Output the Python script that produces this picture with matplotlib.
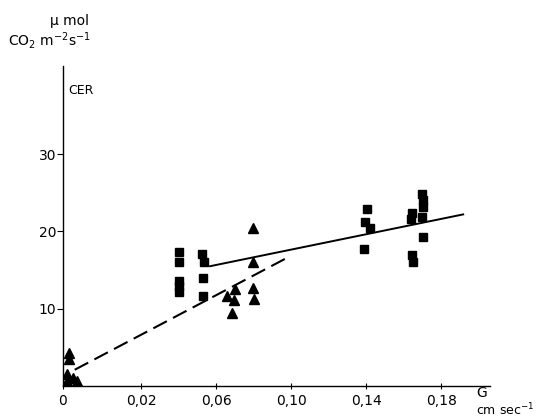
import numpy as np
import matplotlib
matplotlib.use("Agg")
import matplotlib.pyplot as plt

plt.rcParams['font.family'] = ['DejaVu Sans']
plt.rcParams['mathtext.default'] = 'regular'
plt.rcParams['lines.scale_dashes'] = False

# Data (G in cm/sec, CER in umol CO2 m-2 s-1)
tri_G = [0.0015, 0.0015, 0.001, 0.0025, 0.0035, 0.001,
         0.0797, 0.0797, 0.0797, 0.080, 0.070, 0.066, 0.0695, 0.0685]
tri_CER = [4.3, 3.5, 1.5, 1.0, 0.7, 0.6,
           20.5, 16.1, 12.7, 11.3, 12.6, 11.6, 11.1, 9.5]

sq_G = [0.040, 0.040, 0.040, 0.040, 0.040,
        0.0525, 0.0535, 0.053, 0.053,
        0.1405, 0.1395, 0.142, 0.139,
        0.1645, 0.164, 0.1645, 0.165,
        0.170, 0.1705, 0.1705, 0.170, 0.1705]
sq_CER = [17.4, 16.1, 13.6, 12.9, 12.2,
          17.1, 16.0, 14.0, 11.7,
          22.9, 21.2, 20.5, 17.7,
          22.4, 21.6, 16.9, 16.1,
          24.9, 24.0, 23.2, 21.8, 19.3]

solid_G = [0.0568, 0.1917]
solid_CER = [15.5, 22.2]
dash_G = [0.003, 0.0995]
dash_CER = [2.1, 16.8]

xticks = [0, 0.02, 0.06, 0.10, 0.14, 0.18]
xticklabels = ["0", "0,02", "0,06", "0,10", "0,14", "0,18"]
yticks = [10, 20, 30]
yticklabels = ["10", "20", "30"]


def fwd(x):
    x = np.asarray(x, dtype=float)
    return np.where(x < 0.02, -0.0216 + 2.08 * x, x)


def inv(y):
    y = np.asarray(y, dtype=float)
    return np.where(y < 0.02, (y + 0.0216) / 2.08, y)


W, H = 542, 417
fig = plt.figure(figsize=(W / 100, H / 100), dpi=100)
ax = fig.add_axes([63 / W, 1 - 386 / H, (490 - 63) / W, (386 - 66) / H])
ax.set_xscale('function', functions=(fwd, inv))
ax.set_xlim(0, 0.206)
ax.set_ylim(0, 41.4)

ax.plot(solid_G, solid_CER, color='black', lw=1.4, zorder=2)
ax.plot(dash_G, dash_CER, color='black', lw=1.5, linestyle=(0, (11, 5)), zorder=2)
ax.plot(sq_G, sq_CER, linestyle='none', marker='s', ms=5.5, color='black', zorder=3)
ax.plot(tri_G, tri_CER, linestyle='none', marker='^', ms=7, color='black', zorder=3)

for s in ['top', 'right']:
    ax.spines[s].set_visible(False)
for s in ['left', 'bottom']:
    ax.spines[s].set_linewidth(1.0)

ax.set_xticks(xticks)
ax.set_xticklabels(xticklabels)
ax.set_yticks(yticks)
ax.set_yticklabels(yticklabels)
ax.xaxis.set_minor_locator(matplotlib.ticker.NullLocator())
ax.tick_params(axis='x', direction='inout', length=5, width=0.8, pad=3, labelsize=10)
ax.tick_params(axis='y', direction='out', length=4, width=0.8, pad=1, labelsize=10)

def ftext(x, y, s, **kw):
    fig.text(x / W, 1 - y / H, s, **kw)

ftext(70, 25, "μ mol", ha='center', va='baseline', fontsize=10)
ftext(8, 46, r"CO$_2$ m$^{-2}$s$^{-1}$", ha='left', va='baseline', fontsize=10)
ftext(68, 94, "CER", ha='left', va='baseline', fontsize=9)
ftext(482, 393, "G", ha='center', va='center', fontsize=10)
ftext(505, 410, r"cm sec$^{-1}$", ha='center', va='center', fontsize=9)

fig.savefig("out.png", dpi=100)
+++++
Stated task: Write out the material above once more, exactly as it reads, with no pictures.

Result of the exercise:
Output the Python script that produces this picture with matplotlib.
import numpy as np
import matplotlib
matplotlib.use("Agg")
import matplotlib.pyplot as plt

plt.rcParams['font.family'] = ['DejaVu Sans']
plt.rcParams['mathtext.default'] = 'regular'
plt.rcParams['lines.scale_dashes'] = False

# Data (G in cm/sec, CER in umol CO2 m-2 s-1)
tri_G = [0.0015, 0.0015, 0.001, 0.0025, 0.0035, 0.001,
         0.0797, 0.0797, 0.0797, 0.080, 0.070, 0.066, 0.0695, 0.0685]
tri_CER = [4.3, 3.5, 1.5, 1.0, 0.7, 0.6,
           20.5, 16.1, 12.7, 11.3, 12.6, 11.6, 11.1, 9.5]

sq_G = [0.040, 0.040, 0.040, 0.040, 0.040,
        0.0525, 0.0535, 0.053, 0.053,
        0.1405, 0.1395, 0.142, 0.139,
        0.1645, 0.164, 0.1645, 0.165,
        0.170, 0.1705, 0.1705, 0.170, 0.1705]
sq_CER = [17.4, 16.1, 13.6, 12.9, 12.2,
          17.1, 16.0, 14.0, 11.7,
          22.9, 21.2, 20.5, 17.7,
          22.4, 21.6, 16.9, 16.1,
          24.9, 24.0, 23.2, 21.8, 19.3]

solid_G = [0.0568, 0.1917]
solid_CER = [15.5, 22.2]
dash_G = [0.003, 0.0995]
dash_CER = [2.1, 16.8]

xticks = [0, 0.02, 0.06, 0.10, 0.14, 0.18]
xticklabels = ["0", "0,02", "0,06", "0,10", "0,14", "0,18"]
yticks = [10, 20, 30]
yticklabels = ["10", "20", "30"]


def fwd(x):
    x = np.asarray(x, dtype=float)
    return np.where(x < 0.02, -0.0216 + 2.08 * x, x)


def inv(y):
    y = np.asarray(y, dtype=float)
    return np.where(y < 0.02, (y + 0.0216) / 2.08, y)


W, H = 542, 417
fig = plt.figure(figsize=(W / 100, H / 100), dpi=100)
ax = fig.add_axes([63 / W, 1 - 386 / H, (490 - 63) / W, (386 - 66) / H])
ax.set_xscale('function', functions=(fwd, inv))
ax.set_xlim(0, 0.206)
ax.set_ylim(0, 41.4)

ax.plot(solid_G, solid_CER, color='black', lw=1.4, zorder=2)
ax.plot(dash_G, dash_CER, color='black', lw=1.5, linestyle=(0, (11, 5)), zorder=2)
ax.plot(sq_G, sq_CER, linestyle='none', marker='s', ms=5.5, color='black', zorder=3)
ax.plot(tri_G, tri_CER, linestyle='none', marker='^', ms=7, color='black', zorder=3)

for s in ['top', 'right']:
    ax.spines[s].set_visible(False)
for s in ['left', 'bottom']:
    ax.spines[s].set_linewidth(1.0)

ax.set_xticks(xticks)
ax.set_xticklabels(xticklabels)
ax.set_yticks(yticks)
ax.set_yticklabels(yticklabels)
ax.xaxis.set_minor_locator(matplotlib.ticker.NullLocator())
ax.tick_params(axis='x', direction='inout', length=5, width=0.8, pad=3, labelsize=10)
ax.tick_params(axis='y', direction='out', length=4, width=0.8, pad=1, labelsize=10)

def ftext(x, y, s, **kw):
    fig.text(x / W, 1 - y / H, s, **kw)

ftext(70, 25, "μ mol", ha='center', va='baseline', fontsize=10)
ftext(8, 46, r"CO$_2$ m$^{-2}$s$^{-1}$", ha='left', va='baseline', fontsize=10)
ftext(68, 94, "CER", ha='left', va='baseline', fontsize=9)
ftext(482, 393, "G", ha='center', va='center', fontsize=10)
ftext(505, 410, r"cm sec$^{-1}$", ha='center', va='center', fontsize=9)

fig.savefig("out.png", dpi=100)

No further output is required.